The Alkatout Siblings:

Roula and Bilal Alkatout

BILAL ROULA 19
Photo by Nance Musinguzi

BILAL: I used to joke that my sister stole my thunder when she was born. Now, because of how amazing she is, I secretly worry she’ll steal a friendship away whenever she meets someone who I already know. 

Bilal was the third boy of three when little (and only) sister Roula was born. Except for Bilal, the Alkatout kids were born in Kuwait. Born in Florida during a visit with family friends, Bilal was the only one who had United States citizenship. That status helped the whole family seek asylum in the U.S. and, eventually, find paths to their own citizenship. 

Roula and Bilal’s parents were both young refugees that moved from Palestine to Kuwait with their respective families in the 1960s. Eventually, Roula and Bilal’s dad met their mom—a fellow Palestinian refugee. The new couple married and started growing their family. After settling into his professional life, Roula and Bilal’s dad and family enjoyed economic privilege in 1980s Kuwait before war broke out between Kuwait and Iraq during Operation Desert Storm, causing the family to leave the comforts of home and become refugees again. 

The Alkatouts immigrated to the United States, ending up in suburban Minneapolis. Both preschoolers when they immigrated, Bilal and Roula spent most of their childhoods there, living in low-income housing their parents secured. The family was socially isolated at first, but they started forging community connections once they discovered a nearby Islamic center. 

Roula and Bilal learned early lessons about the family value and cultural importance of giving money back to family and the community. The siblings remember how, even though money was sparse, their parents always gave to the mosque during Eid Al Fitr or to local youth groups. Their parents would even set money aside and send it to family taking care of elders back home. 

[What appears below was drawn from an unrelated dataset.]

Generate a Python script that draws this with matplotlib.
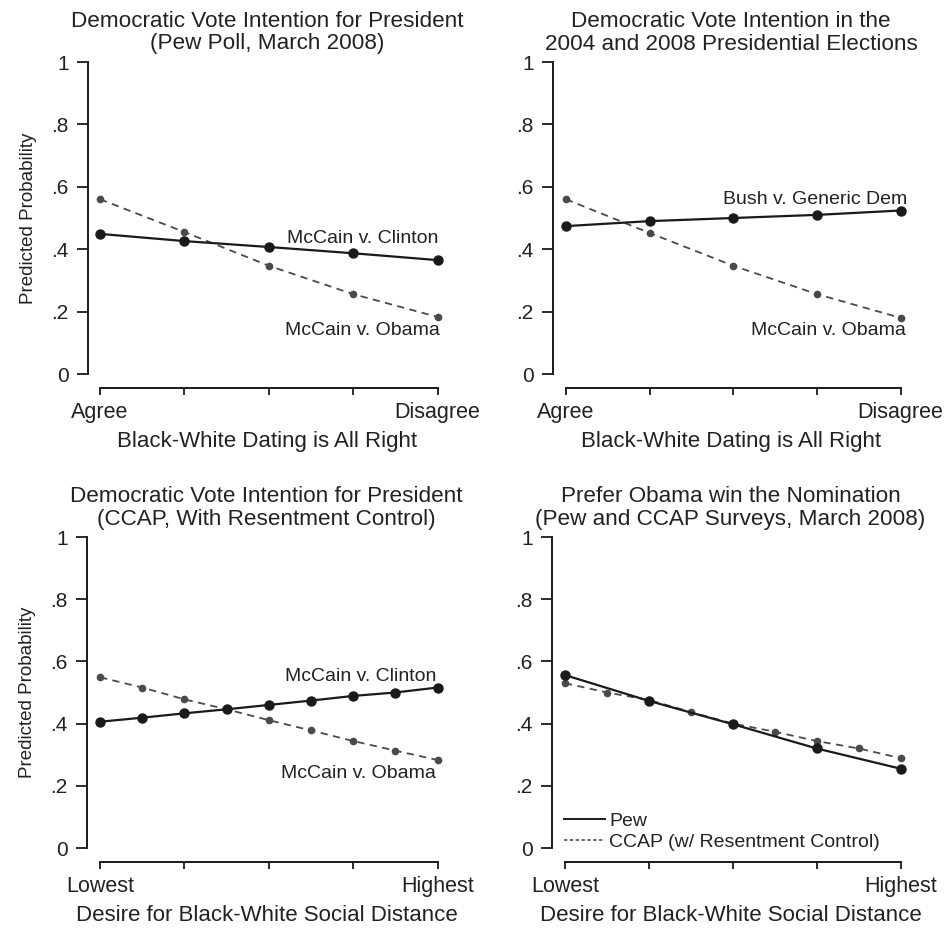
import matplotlib
matplotlib.use("Agg")
import matplotlib.pyplot as plt
from matplotlib.lines import Line2D

plt.rcParams['font.family'] = ['Liberation Sans', 'DejaVu Sans']

# ---------------- data ----------------
x5 = [1, 2, 3, 4, 5]
x9 = [1, 1.5, 2, 2.5, 3, 3.5, 4, 4.5, 5]

p1_clinton = [0.449, 0.426, 0.407, 0.387, 0.365]
p1_obama = [0.560, 0.455, 0.347, 0.256, 0.183]

p2_bush = [0.474, 0.490, 0.500, 0.510, 0.524]
p2_obama = [0.560, 0.452, 0.347, 0.256, 0.180]

p3_clinton = [0.406, 0.419, 0.433, 0.446, 0.460, 0.474, 0.489, 0.500, 0.516]
p3_obama = [0.549, 0.516, 0.478, 0.446, 0.411, 0.378, 0.344, 0.313, 0.283]

p4_pew = [0.556, 0.473, 0.398, 0.320, 0.255]
p4_ccap = [0.530, 0.500, 0.476, 0.437, 0.400, 0.374, 0.344, 0.320, 0.289]

yticks = [0, 0.2, 0.4, 0.6, 0.8, 1.0]
ytick_labels = ['0', '.2', '.4', '.6', '.8', '1']

titles = [
    "Democratic Vote Intention for President\n(Pew Poll, March 2008)",
    "Democratic Vote Intention in the\n2004 and 2008 Presidential Elections",
    "Democratic Vote Intention for President\n(CCAP, With Resentment Control)",
    "Prefer Obama win the Nomination\n(Pew and CCAP Surveys, March 2008)",
]
xend_top = ['Agree', 'Disagree']
xend_bottom = ['Lowest', 'Highest']
xlabel_top = 'Black-White Dating is All Right'
xlabel_bottom = 'Desire for Black-White Social Distance'
ylabel = 'Predicted Probability'

# ---------------- figure ----------------
W, H = 947, 930
fig = plt.figure(figsize=(W / 100, H / 100), dpi=100)

def px_axes(left, right, top, bottom):
    return fig.add_axes([left / W, 1 - bottom / H, (right - left) / W, (bottom - top) / H])

axes = [
    px_axes(88, 446, 62, 374),
    px_axes(553, 909, 62, 374),
    px_axes(87, 446, 537, 848),
    px_axes(552, 909, 537, 848),
]
xlims = [(0.857, 5.1), (0.845, 5.1), (0.845, 5.1), (0.845, 5.1)]

solid_c = '#1a1a1a'
dash_c = '#4a4a4a'
txt_c = '#222222'

for i, ax in enumerate(axes):
    ax.set_xlim(*xlims[i])
    ax.set_ylim(0, 1)
    for s in ['top', 'right']:
        ax.spines[s].set_visible(False)
    ax.spines['left'].set_bounds(0, 1)
    ax.spines['bottom'].set_bounds(1, 5)
    ax.spines['bottom'].set_position(('outward', 10))
    for s in ['left', 'bottom']:
        ax.spines[s].set_linewidth(1.4)
        ax.spines[s].set_color(solid_c)
    ax.set_yticks(yticks)
    ax.set_yticklabels(ytick_labels)
    ax.set_xticks(x5)
    ends = xend_top if i < 2 else xend_bottom
    ax.set_xticklabels([ends[0], '', '', '', ends[1]])
    ax.tick_params(axis='y', direction='out', length=8, width=1.3, pad=6,
                   labelsize=15, colors=solid_c, labelcolor=txt_c)
    ax.tick_params(axis='x', direction='out', length=5, width=1.3, pad=5,
                   labelsize=15.5, colors=solid_c, labelcolor=txt_c)
    ax.set_xlabel(xlabel_top if i < 2 else xlabel_bottom, fontsize=16,
                  color=txt_c, labelpad=6)
    if i in (0, 2):
        ax.set_ylabel(ylabel, fontsize=13.5, color=txt_c, labelpad=10)
    ax.set_title(titles[i], fontsize=16.2, color=txt_c, pad=9, linespacing=1.08)
    ax.patch.set_visible(False)

def solid(ax, x, y):
    ax.plot(x, y, '-', color=solid_c, lw=1.6, marker='o', ms=6.5, clip_on=False, zorder=3)

def dashed(ax, x, y):
    ax.plot(x, y, color=dash_c, lw=1.3, ls=(0, (4, 3)), marker='o', ms=4.5,
            clip_on=False, zorder=2)

ann = dict(ha='right', va='center', fontsize=14, color=txt_c)

# Panel 1
solid(axes[0], x5, p1_clinton)
dashed(axes[0], x5, p1_obama)
axes[0].text(5.01, 0.433, 'McCain v. Clinton', **ann)
axes[0].text(5.03, 0.141, 'McCain v. Obama', **ann)

# Panel 2
solid(axes[1], x5, p2_bush)
dashed(axes[1], x5, p2_obama)
axes[1].text(5.08, 0.558, 'Bush v. Generic Dem', **ann)
axes[1].text(5.06, 0.141, 'McCain v. Obama', **ann)

# Panel 3
solid(axes[2], x9, p3_clinton)
dashed(axes[2], x9, p3_obama)
axes[2].text(4.98, 0.55, 'McCain v. Clinton', **ann)
axes[2].text(4.98, 0.241, 'McCain v. Obama', **ann)

# Panel 4
solid(axes[3], x5, p4_pew)
dashed(axes[3], x9, p4_ccap)
handles = [Line2D([], [], color=solid_c, lw=1.4),
           Line2D([], [], color=dash_c, lw=1.2, ls=(0, (2, 1.5)))]
axes[3].legend(handles, ['Pew', 'CCAP (w/ Resentment Control)'], loc='lower left',
               bbox_to_anchor=(0.035, -0.01), frameon=False, fontsize=14,
               handlelength=2.1, handletextpad=0.2, labelspacing=0.2,
               borderaxespad=0, borderpad=0, labelcolor=txt_c)

fig.savefig('out.png', dpi=100, facecolor='white')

ROULA: I used to feel like I was giving the wrong way, or like my money didn’t matter. 

Roula is the development manager at a justice-focused nonprofit social enterprise in south Minneapolis. Thanks to lessons learned during her time as a Giving Project cohort participant and as a current Headwaters Development Committee member, she places a high value on showing ongoing appreciation to donors she organizes. Extractive philanthropy, she believes, has a way of making a person feel like their gift is meaningless if it's not hundreds or thousands of dollars “And that's where I can’t get down with that model of philanthropy!” she laughs. “It blocks a person from their inherent power, from their rightful place in community. It doesn’t have to be that way.” 

BILAL ROULA 8
BILAL ROULA 11
Photos by Nance Musinguzi

BILAL: I felt like a chameleon who had to blend into my surroundings in order to belong.  

Growing up in an immigrant household, both Bilal and Roula learned how to adapt, empathize, and code switch depending on where they were: at school, with family, or in the community. Bilal processed having to learn these skills by having talks with his mom. Roula recalls how hard she tried to fit in with the schoolkids she saw every day: “I should never have been ashamed to be the real me. I have such big regrets about that now.”  

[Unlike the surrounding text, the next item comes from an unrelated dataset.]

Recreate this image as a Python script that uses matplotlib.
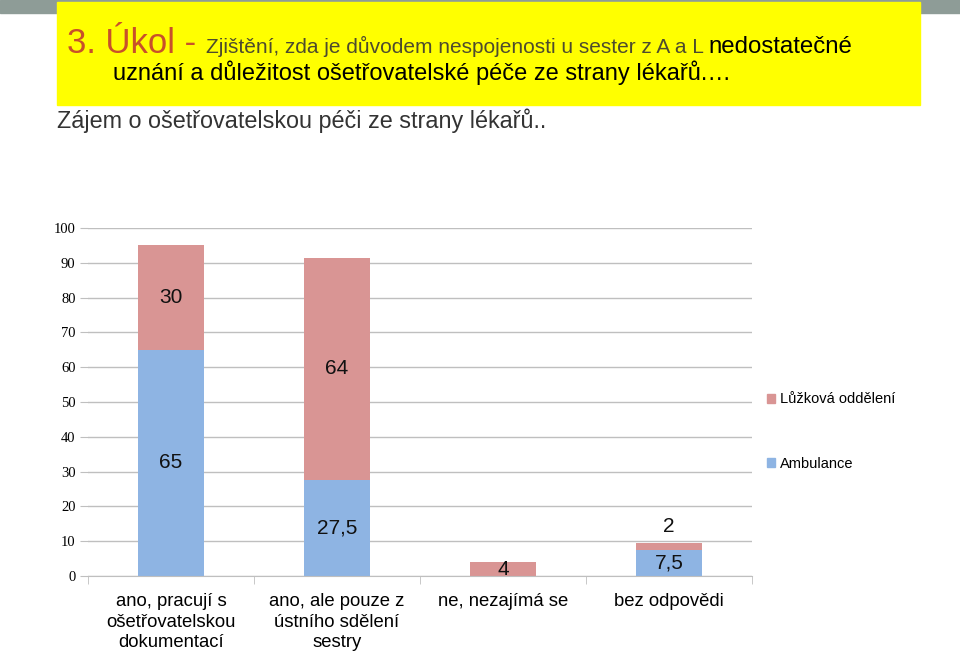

Today, Bilal reclaims and values his ability to adapt, saying, “I never gave myself permission to be the adaptive expert at work because I was previously too busy using it as a survival mechanism.” He’s turned this ability into an advantage, putting his skills to work as a philanthropy insider with a passion for deconstructing and transforming harmful grantmaking practices. Bilal credits his lived experience as the spark that helps him show up for movement work, bring people along in their own leadership journeys, and build towards a more just future.  

ROULA: I'm glad I see philanthropy and giving in a different way now that I'm involved with Headwaters. 

Giving money, according to Roula, is a powerful act—one that belongs to an individual. She does what she can in her daily work as a fundraiser to remind people that, when it comes to moving their dollars, they define what meaningful is. That includes the opportunity to say no. She never wants a person to feel less important because they choose not to donate money, whatever the reason.  

Roula practices relational fundraising. When she plans to ask a potential donor for money, she sometimes leaves a specific dollar amount out of her asks. She focuses instead on sharing her own donor stories as a way to promote trust: “When we share lived experiences through conversation, we find and build connections. Those connections help us listen to what our hearts say about what’s meaningful. Headwaters taught me that.”